--- start Excerpted records ---
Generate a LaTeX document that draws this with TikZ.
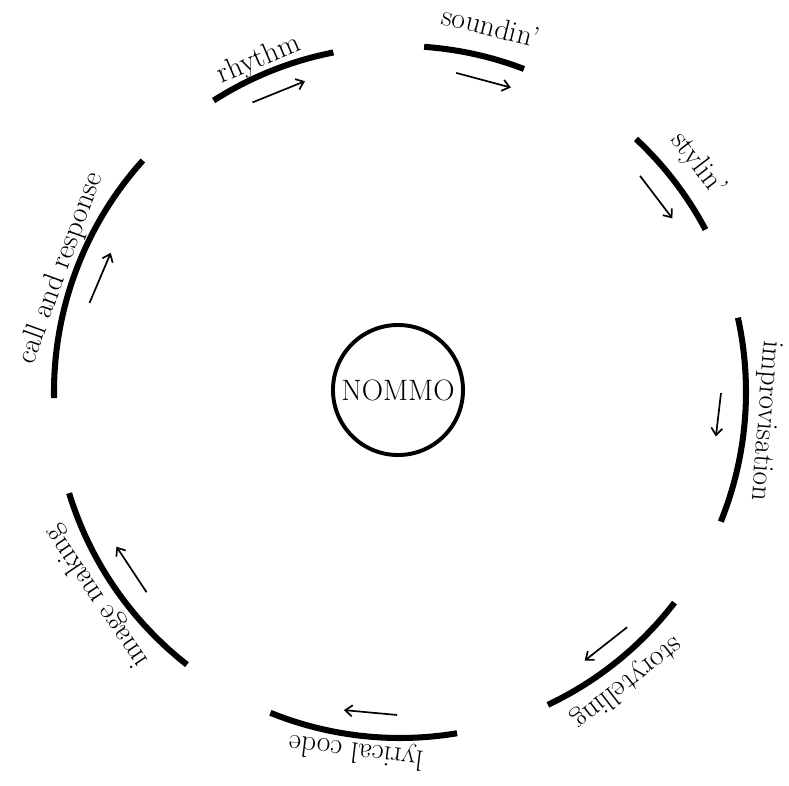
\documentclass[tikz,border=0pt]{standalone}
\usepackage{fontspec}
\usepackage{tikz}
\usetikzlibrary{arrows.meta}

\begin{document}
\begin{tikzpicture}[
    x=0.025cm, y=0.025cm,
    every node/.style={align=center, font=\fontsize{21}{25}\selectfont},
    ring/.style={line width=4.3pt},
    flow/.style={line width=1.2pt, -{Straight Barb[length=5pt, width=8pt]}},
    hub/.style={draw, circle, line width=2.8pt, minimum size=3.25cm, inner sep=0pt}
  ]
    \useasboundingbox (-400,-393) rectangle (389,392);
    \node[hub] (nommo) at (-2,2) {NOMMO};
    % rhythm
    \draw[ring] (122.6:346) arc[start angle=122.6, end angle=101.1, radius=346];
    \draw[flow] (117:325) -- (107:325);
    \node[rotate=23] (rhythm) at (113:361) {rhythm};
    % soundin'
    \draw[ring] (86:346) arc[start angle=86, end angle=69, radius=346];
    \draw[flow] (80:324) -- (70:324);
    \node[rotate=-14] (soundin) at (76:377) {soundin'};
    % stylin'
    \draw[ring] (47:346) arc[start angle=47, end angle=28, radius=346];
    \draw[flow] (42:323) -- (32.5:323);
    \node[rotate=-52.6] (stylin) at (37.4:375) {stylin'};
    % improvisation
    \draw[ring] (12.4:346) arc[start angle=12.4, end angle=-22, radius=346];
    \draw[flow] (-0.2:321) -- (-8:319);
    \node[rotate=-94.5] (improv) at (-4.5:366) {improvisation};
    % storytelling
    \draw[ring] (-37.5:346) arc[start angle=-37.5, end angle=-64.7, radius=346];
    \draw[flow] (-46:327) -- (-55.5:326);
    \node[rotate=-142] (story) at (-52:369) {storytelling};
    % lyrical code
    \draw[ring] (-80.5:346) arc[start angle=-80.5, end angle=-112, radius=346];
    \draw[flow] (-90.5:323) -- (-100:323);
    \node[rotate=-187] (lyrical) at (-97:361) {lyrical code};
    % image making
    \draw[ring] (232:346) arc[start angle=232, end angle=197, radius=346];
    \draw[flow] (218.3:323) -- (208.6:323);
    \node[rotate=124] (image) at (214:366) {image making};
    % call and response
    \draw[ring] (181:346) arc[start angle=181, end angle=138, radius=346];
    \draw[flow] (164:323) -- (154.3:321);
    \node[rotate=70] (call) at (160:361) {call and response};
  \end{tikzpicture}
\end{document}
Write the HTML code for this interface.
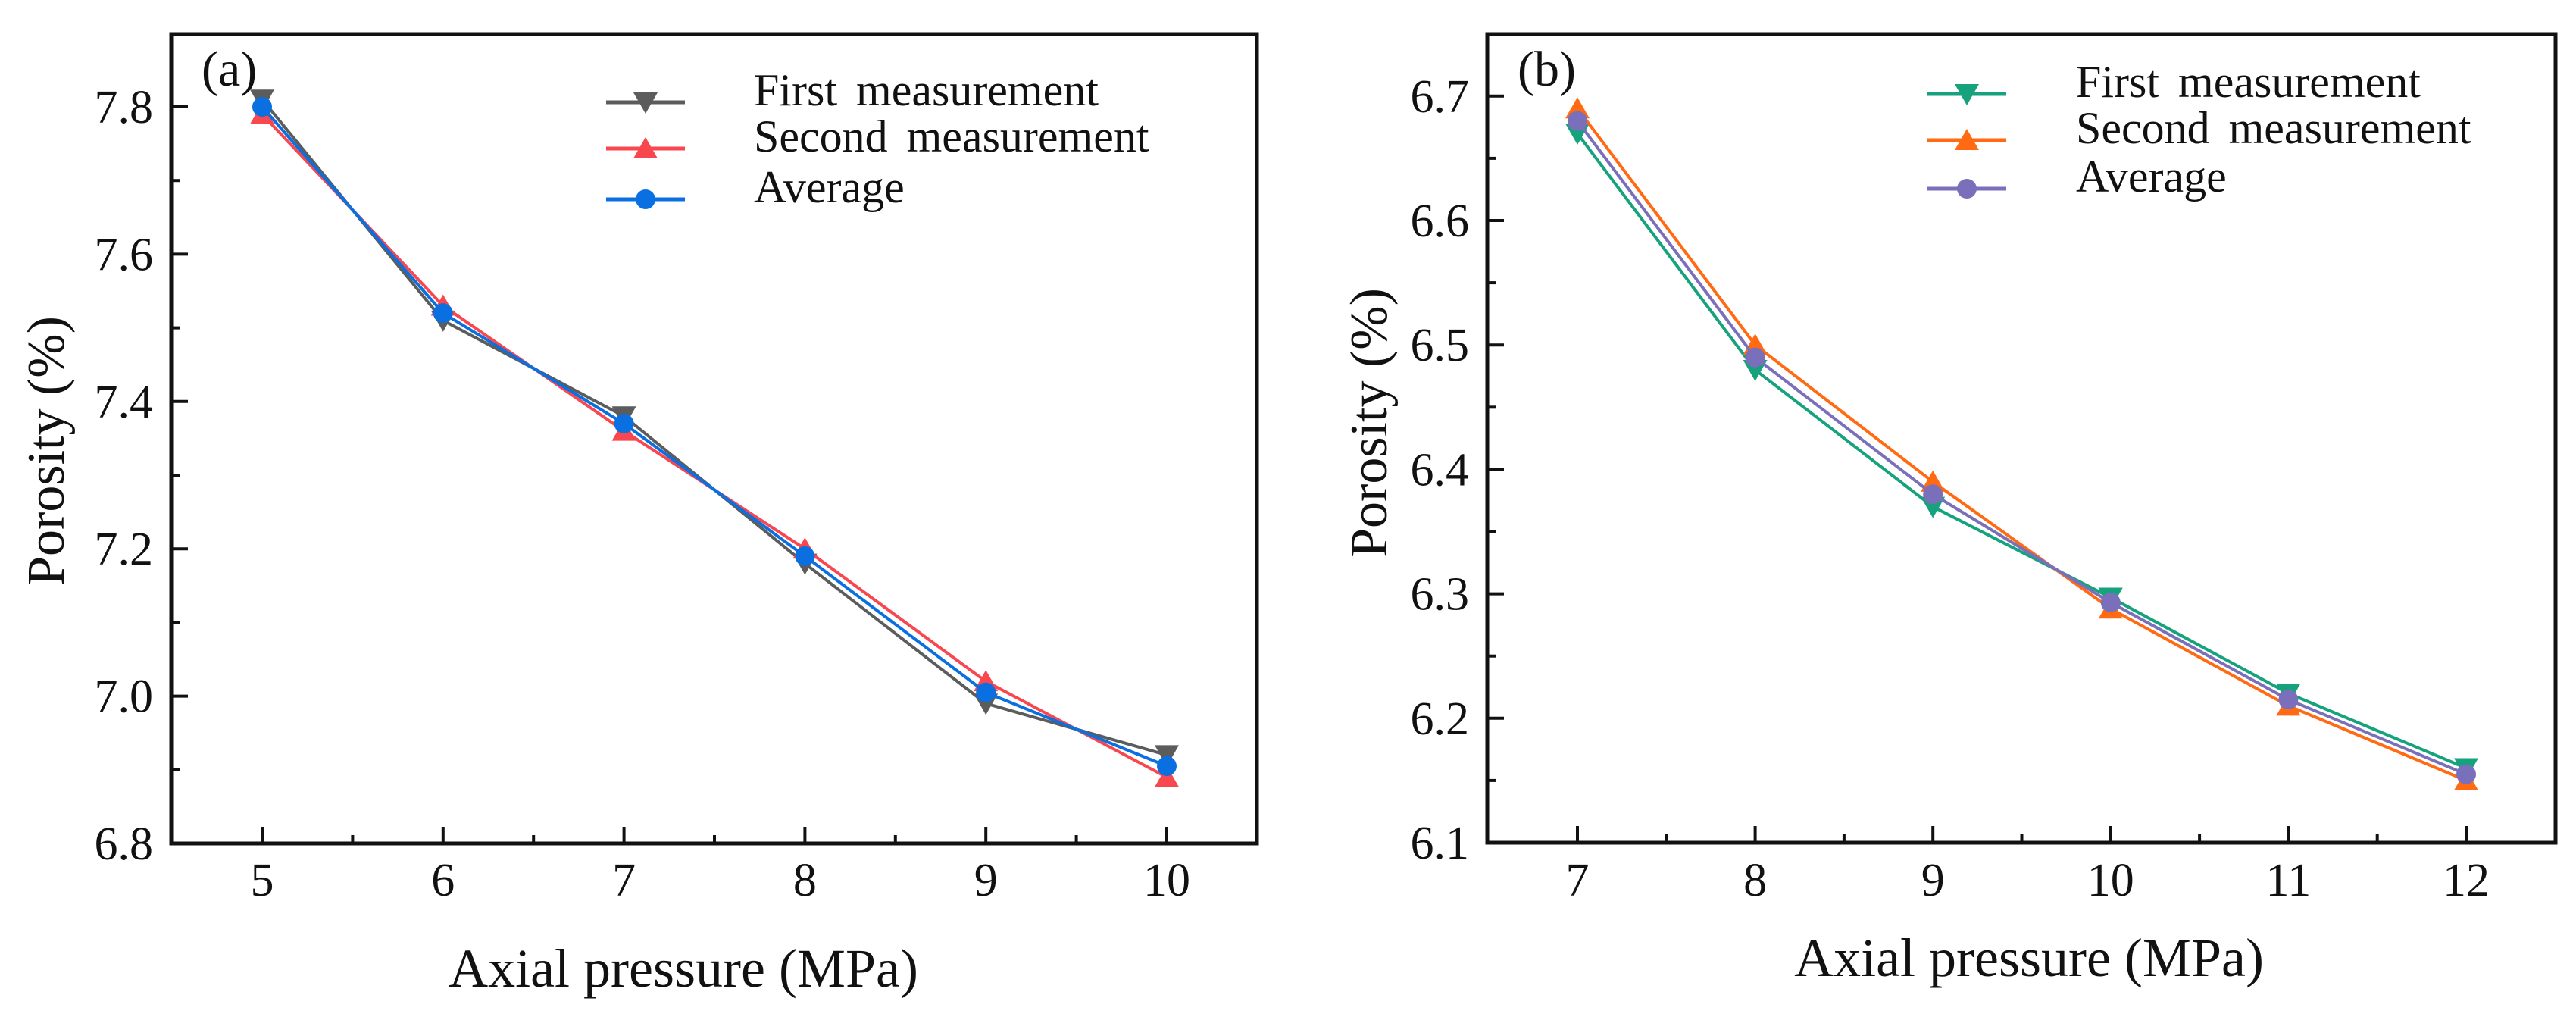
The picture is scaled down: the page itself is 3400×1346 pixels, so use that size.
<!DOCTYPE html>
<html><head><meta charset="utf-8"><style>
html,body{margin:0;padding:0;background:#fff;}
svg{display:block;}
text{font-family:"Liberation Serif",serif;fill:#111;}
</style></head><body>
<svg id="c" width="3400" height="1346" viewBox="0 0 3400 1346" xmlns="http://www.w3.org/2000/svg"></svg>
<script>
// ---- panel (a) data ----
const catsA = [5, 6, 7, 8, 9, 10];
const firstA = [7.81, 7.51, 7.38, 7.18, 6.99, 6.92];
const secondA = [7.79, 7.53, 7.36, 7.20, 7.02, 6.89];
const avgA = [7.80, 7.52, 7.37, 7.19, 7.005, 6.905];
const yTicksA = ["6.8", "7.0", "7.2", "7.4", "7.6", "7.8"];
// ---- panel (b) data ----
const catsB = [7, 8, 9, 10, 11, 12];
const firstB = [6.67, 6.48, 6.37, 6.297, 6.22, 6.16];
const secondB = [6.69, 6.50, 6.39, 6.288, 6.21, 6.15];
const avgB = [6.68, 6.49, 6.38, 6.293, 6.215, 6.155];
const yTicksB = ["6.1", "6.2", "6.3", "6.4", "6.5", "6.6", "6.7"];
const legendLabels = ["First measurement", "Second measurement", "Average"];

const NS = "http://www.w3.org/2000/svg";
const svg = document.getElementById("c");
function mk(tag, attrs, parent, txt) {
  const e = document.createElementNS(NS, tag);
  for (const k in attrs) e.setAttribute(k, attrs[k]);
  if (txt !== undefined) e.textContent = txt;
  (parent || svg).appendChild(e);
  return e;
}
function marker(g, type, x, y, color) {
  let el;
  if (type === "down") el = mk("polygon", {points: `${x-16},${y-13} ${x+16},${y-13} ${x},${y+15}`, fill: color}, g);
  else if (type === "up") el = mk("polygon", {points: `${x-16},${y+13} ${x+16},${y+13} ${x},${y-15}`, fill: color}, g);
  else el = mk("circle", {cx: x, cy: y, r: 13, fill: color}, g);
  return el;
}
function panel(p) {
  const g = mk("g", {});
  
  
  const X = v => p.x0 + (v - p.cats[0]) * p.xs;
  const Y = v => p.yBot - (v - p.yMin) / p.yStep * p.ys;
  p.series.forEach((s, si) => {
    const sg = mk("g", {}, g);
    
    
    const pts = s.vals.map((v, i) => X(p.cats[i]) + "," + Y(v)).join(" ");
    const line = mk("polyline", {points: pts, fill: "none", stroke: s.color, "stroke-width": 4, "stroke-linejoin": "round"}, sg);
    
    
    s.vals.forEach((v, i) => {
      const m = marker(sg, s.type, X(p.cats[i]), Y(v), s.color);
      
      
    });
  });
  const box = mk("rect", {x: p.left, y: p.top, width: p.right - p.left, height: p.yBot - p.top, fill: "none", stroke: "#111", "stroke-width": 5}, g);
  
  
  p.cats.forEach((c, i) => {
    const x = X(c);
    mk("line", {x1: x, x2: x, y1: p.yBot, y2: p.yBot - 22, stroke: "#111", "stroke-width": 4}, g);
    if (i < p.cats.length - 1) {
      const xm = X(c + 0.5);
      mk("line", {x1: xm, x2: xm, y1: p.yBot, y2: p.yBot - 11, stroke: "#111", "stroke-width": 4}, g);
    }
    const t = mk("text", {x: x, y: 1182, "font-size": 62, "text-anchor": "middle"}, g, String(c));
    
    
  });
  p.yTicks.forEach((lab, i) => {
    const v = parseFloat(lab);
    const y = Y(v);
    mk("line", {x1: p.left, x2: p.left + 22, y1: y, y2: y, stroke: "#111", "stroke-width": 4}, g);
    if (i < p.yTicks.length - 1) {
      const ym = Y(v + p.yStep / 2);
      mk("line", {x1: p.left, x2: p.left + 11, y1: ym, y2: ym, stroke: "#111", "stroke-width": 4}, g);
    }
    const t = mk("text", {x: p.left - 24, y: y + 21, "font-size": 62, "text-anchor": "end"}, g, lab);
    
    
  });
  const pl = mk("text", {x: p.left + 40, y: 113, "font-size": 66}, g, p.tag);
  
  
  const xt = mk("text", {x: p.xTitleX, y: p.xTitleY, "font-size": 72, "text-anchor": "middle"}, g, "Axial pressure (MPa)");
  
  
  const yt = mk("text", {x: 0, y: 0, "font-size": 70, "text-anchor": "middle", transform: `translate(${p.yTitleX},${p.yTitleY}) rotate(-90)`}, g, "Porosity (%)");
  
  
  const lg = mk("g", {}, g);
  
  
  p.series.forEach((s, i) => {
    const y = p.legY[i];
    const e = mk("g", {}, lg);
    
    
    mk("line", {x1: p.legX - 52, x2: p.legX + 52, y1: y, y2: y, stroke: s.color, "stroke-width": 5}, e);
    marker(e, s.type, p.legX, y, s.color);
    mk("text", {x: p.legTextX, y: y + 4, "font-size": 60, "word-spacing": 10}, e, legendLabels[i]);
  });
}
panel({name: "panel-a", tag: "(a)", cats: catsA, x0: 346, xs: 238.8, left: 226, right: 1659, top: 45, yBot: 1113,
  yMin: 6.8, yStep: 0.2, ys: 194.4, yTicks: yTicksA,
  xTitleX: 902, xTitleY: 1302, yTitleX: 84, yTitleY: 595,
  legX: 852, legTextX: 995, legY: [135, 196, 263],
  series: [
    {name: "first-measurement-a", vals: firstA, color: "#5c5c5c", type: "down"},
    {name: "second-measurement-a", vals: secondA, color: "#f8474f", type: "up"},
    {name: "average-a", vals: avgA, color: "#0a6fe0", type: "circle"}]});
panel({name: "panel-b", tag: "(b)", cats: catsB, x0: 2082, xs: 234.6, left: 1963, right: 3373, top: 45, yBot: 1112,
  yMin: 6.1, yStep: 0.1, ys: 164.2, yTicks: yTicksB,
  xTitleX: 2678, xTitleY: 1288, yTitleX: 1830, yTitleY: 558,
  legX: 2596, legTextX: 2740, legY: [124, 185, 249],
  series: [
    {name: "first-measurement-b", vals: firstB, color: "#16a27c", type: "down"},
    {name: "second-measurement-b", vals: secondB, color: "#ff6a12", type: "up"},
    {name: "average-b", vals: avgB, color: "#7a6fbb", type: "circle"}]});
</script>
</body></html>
--- end Excerpted records ---
▶ **Set task**: Pick out each line above that includes "code" and show it.

▶ **Completed exercise**:
    % lyrical code
    \node[rotate=-187] (lyrical) at (-97:361) {lyrical code};
Write the HTML code for this interface.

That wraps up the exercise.